IT due diligence is often one of the most overlooked processes in M&A activity. Although many PE professionals are extremely thorough with their financial and legal diligence, IT matters tend to barely enter the conversation.

This is surprising and, in my opinion, a mistake. As Mark Cattini, President and CEO of AutoTask so aptly put it “You respect what you inspect.”

 

The Case for IT Due Diligence

Standard due diligence is usually performed at the request of a purchaser or investor. Clearly, the investor wants to make sure they are getting value for money and that they are not sinking their cash into a deal that is plagued with financial, legal or operational problems.

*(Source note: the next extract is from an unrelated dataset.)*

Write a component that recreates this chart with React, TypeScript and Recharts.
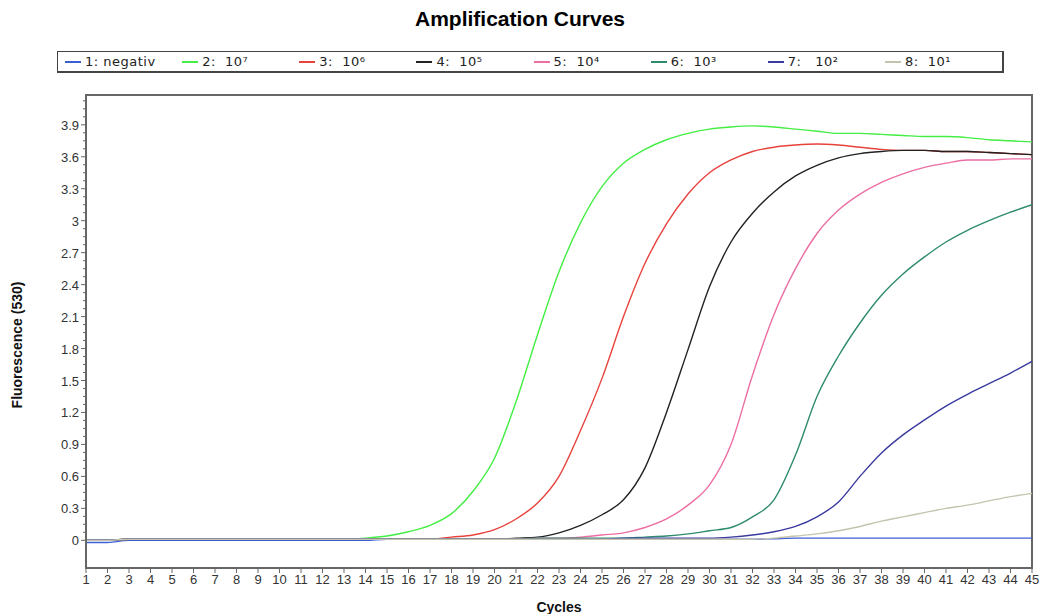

Before they invest, it is common practice to engage a lawyer, accountant, operations specialist, or a team of people to review the company’s records, interview the directors, officers, and key staff members, and to investigate all critical areas of the business and its operations.

A broad-based due diligence audit will normally consider such items as whether:

  • intellectual property is securely held
  • key trading contracts are in place, dependencies on a few large customers and/or suppliers
  • key employee employment contracts exist
  • leases are accurate and locked in
  • litigation is in progress or is being contemplated

But what about Information Technology? From the perspective of the Private Equity firm it is therefore essential that any potential investor in a business understand the merits or potential pitfalls of the target company’s technology landscape and its future road map before any investment is made.

IT costs are a significant part of a company’s operational costs, and must be a serious factor in transaction cost assessment. Effective IT investment management directly impacts a company’s stability and value. Therefore, it is vital for the buyer and the seller to obtain full information on potential IT risks and problems including infrastructure and cyber security issues. Oversight of these crucial matters will often lead to unanticipated IT investment and possible regulatory or software compliance issues post deal.

What is involved in IT Due Diligence?

IT due diligence is focused on spotting and anticipating future problems and costs. The process can:

  • Validate that current technology is scalable with the business
  • Ensure that seller technology is not a high-risk legacy or proprietary offering
  • Identify significant expenses that could be expected in future years
  • Ensure compliance with licensing and service contracts
  • Validate transition assumptions and prepare a transition plan
  • Prepare a remediation plan for any issues uncovered
  • Perform a security assessment to uncover any potential issues

Implications

Of course, virtually any technology issue can be remediated with adequate capital, which makes knowing about issues and doing something about them before the deal that much more important. Doing so allows you to incorporate it into how you ultimately price and/or discount the deal.

In the PE space it is now more important than ever to be proactive with IT due diligence. Do the work ahead of time to avoid pain later and don’t let hidden IT costs or risks sink your deal.